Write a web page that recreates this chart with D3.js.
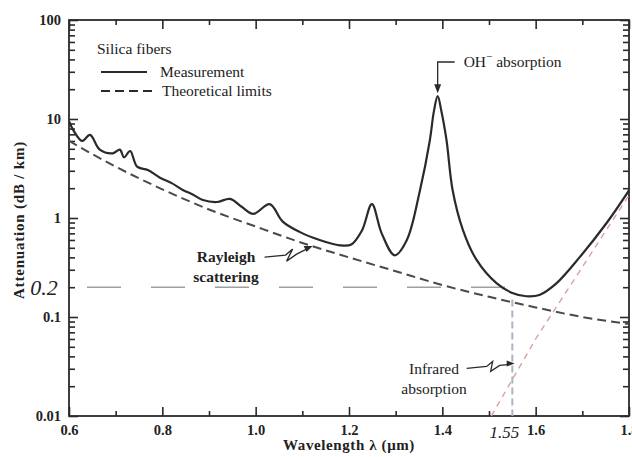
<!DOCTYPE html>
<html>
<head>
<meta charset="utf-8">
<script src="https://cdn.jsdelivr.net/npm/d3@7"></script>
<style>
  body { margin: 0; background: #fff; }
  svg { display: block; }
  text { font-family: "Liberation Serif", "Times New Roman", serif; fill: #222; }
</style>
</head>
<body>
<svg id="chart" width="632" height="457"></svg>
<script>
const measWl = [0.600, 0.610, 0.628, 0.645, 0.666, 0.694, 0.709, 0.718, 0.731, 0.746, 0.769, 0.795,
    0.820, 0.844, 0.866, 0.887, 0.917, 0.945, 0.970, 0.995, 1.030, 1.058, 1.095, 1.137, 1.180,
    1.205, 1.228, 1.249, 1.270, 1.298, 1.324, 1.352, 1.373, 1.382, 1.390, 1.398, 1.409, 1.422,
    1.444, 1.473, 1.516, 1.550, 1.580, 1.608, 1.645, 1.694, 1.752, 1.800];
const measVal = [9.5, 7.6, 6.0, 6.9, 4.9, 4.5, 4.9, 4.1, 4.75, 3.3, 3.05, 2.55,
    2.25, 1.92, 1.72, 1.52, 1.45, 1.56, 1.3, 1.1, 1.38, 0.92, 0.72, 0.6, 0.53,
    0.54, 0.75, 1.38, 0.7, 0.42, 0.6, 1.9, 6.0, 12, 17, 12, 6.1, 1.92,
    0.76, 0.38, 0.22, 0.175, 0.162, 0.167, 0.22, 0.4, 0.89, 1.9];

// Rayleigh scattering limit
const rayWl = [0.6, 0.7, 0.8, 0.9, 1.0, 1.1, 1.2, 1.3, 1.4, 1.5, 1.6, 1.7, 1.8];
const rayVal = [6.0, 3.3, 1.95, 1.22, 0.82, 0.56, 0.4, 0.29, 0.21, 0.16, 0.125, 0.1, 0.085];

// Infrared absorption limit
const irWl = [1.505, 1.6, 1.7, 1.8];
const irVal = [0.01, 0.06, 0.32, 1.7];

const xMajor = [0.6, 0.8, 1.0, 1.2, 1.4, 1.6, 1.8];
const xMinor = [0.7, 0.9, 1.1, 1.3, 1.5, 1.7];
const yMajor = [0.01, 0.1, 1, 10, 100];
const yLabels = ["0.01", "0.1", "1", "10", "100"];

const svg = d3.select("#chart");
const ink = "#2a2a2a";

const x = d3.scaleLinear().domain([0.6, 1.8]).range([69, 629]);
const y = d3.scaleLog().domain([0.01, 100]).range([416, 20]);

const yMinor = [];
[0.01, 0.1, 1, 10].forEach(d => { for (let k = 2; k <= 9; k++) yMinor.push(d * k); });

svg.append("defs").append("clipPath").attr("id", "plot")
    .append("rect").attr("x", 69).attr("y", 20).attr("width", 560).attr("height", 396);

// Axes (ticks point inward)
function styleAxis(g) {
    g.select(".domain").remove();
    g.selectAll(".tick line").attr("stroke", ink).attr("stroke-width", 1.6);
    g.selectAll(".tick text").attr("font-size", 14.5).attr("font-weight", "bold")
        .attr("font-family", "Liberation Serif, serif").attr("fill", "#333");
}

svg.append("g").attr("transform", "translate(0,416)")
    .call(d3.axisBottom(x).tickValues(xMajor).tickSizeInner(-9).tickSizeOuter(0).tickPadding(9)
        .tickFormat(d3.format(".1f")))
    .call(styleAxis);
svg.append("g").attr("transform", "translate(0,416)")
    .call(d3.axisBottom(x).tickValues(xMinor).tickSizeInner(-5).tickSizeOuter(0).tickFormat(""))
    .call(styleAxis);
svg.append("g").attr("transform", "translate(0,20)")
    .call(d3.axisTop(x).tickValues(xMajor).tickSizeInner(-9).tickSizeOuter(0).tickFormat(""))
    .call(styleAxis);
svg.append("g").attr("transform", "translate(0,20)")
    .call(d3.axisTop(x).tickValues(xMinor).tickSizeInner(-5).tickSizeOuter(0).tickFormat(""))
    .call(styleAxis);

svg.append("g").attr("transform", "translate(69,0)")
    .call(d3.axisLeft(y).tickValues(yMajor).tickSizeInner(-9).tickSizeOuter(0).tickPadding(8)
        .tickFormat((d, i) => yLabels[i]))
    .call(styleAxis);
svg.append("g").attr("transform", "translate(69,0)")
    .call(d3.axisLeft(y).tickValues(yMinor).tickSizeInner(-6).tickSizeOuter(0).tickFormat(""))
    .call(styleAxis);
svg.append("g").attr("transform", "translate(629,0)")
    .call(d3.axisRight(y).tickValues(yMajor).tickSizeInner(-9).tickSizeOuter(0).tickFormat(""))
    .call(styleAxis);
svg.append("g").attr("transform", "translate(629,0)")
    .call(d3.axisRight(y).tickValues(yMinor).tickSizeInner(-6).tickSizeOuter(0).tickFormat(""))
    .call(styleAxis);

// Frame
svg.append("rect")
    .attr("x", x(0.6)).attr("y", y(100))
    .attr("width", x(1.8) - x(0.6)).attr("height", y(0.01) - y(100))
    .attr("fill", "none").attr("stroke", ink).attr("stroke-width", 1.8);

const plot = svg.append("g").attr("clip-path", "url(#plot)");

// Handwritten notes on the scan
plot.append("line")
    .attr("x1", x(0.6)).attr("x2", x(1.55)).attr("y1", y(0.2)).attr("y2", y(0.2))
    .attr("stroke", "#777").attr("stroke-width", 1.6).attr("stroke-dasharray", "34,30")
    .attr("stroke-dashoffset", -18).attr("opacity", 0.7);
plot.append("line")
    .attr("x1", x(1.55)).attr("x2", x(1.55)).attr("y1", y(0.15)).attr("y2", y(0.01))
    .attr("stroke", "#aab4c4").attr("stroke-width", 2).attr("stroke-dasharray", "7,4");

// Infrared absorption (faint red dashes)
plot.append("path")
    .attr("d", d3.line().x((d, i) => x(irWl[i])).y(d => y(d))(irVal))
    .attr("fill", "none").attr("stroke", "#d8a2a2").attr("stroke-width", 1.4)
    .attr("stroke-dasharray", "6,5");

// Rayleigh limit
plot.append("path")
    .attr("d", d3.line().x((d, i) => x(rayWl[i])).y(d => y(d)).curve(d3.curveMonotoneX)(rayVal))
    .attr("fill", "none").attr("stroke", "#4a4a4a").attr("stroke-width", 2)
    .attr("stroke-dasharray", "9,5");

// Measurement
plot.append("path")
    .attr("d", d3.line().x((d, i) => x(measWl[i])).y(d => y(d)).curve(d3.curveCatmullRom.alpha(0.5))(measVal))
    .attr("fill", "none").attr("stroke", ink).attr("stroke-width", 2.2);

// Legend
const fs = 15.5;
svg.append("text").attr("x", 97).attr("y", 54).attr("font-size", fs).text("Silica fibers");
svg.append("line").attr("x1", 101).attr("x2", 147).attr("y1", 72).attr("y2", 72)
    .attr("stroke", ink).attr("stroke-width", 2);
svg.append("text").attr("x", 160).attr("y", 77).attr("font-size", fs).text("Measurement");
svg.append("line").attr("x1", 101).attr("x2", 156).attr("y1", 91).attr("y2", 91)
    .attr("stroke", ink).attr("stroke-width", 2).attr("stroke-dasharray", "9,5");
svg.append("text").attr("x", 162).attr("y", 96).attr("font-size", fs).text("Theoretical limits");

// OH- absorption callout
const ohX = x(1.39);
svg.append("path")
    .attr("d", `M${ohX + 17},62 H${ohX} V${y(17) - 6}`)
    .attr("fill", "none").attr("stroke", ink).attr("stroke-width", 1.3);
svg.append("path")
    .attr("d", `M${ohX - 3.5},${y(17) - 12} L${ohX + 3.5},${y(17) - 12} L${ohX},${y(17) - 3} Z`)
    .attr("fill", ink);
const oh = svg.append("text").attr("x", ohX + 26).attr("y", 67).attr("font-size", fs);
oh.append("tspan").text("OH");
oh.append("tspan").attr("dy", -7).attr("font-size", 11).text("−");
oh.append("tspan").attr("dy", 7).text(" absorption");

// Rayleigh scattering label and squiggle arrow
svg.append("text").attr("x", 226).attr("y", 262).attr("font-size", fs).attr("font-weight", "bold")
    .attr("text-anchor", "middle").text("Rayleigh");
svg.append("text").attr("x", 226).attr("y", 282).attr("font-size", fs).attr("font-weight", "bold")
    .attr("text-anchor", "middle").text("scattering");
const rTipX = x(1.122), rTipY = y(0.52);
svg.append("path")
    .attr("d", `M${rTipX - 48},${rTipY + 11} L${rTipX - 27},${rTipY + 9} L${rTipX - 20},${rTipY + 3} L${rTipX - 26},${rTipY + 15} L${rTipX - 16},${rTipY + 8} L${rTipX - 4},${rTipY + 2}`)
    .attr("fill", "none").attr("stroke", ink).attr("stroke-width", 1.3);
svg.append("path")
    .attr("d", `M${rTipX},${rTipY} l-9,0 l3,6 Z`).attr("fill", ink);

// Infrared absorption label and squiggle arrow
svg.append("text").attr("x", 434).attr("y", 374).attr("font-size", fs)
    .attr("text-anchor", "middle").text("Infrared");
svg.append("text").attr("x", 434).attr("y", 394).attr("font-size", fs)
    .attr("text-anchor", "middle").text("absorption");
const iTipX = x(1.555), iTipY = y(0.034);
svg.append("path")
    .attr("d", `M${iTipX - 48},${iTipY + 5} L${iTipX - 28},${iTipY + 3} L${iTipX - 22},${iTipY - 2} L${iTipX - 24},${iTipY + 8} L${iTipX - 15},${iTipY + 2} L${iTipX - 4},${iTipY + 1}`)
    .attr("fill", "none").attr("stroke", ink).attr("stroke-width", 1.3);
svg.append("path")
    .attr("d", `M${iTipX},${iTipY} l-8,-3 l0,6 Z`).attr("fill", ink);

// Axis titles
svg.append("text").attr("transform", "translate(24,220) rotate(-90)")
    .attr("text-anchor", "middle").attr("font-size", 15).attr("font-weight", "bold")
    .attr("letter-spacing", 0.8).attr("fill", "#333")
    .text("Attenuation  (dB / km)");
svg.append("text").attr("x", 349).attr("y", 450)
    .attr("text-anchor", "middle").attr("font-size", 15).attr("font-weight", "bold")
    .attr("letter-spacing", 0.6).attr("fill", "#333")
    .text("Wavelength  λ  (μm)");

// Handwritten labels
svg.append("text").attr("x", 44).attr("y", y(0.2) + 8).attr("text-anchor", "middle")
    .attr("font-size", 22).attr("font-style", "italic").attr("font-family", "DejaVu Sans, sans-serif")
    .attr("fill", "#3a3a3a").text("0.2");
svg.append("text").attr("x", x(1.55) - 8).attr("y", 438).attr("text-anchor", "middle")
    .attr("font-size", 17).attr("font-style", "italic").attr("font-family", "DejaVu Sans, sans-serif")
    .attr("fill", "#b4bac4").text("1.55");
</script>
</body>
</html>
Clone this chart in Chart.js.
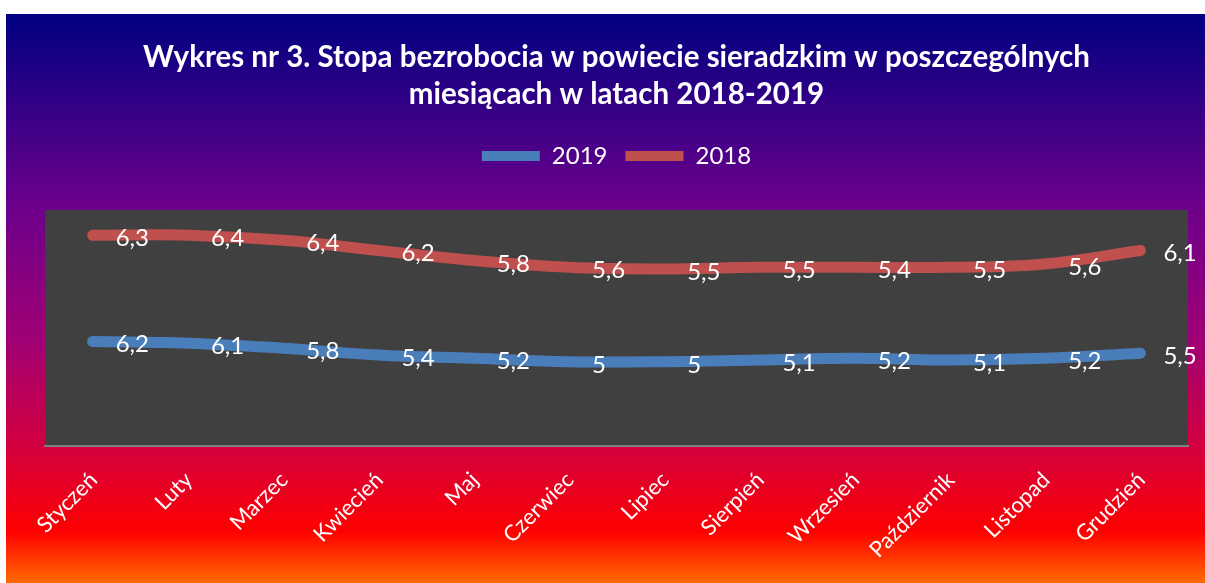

::::::

■ Your instructions
Starting at the top of the listing above, please restate word for word each line up to and including the one that holds "0.76, 0.38, 0.22, 0.175, 0.162, 0.167, 0.22, 0.4, 0.89, 1.9];", omitting every image.

■ Written response
Write a web page that recreates this chart with D3.js.
<!DOCTYPE html>
<html>
<head>
<meta charset="utf-8">
<script src="https://cdn.jsdelivr.net/npm/d3@7"></script>
<style>
  body { margin: 0; background: #fff; }
  svg { display: block; }
  text { font-family: "Liberation Serif", "Times New Roman", serif; fill: #222; }
</style>
</head>
<body>
<svg id="chart" width="632" height="457"></svg>
<script>
const measWl = [0.600, 0.610, 0.628, 0.645, 0.666, 0.694, 0.709, 0.718, 0.731, 0.746, 0.769, 0.795,
    0.820, 0.844, 0.866, 0.887, 0.917, 0.945, 0.970, 0.995, 1.030, 1.058, 1.095, 1.137, 1.180,
    1.205, 1.228, 1.249, 1.270, 1.298, 1.324, 1.352, 1.373, 1.382, 1.390, 1.398, 1.409, 1.422,
    1.444, 1.473, 1.516, 1.550, 1.580, 1.608, 1.645, 1.694, 1.752, 1.800];
const measVal = [9.5, 7.6, 6.0, 6.9, 4.9, 4.5, 4.9, 4.1, 4.75, 3.3, 3.05, 2.55,
    2.25, 1.92, 1.72, 1.52, 1.45, 1.56, 1.3, 1.1, 1.38, 0.92, 0.72, 0.6, 0.53,
    0.54, 0.75, 1.38, 0.7, 0.42, 0.6, 1.9, 6.0, 12, 17, 12, 6.1, 1.92,
    0.76, 0.38, 0.22, 0.175, 0.162, 0.167, 0.22, 0.4, 0.89, 1.9];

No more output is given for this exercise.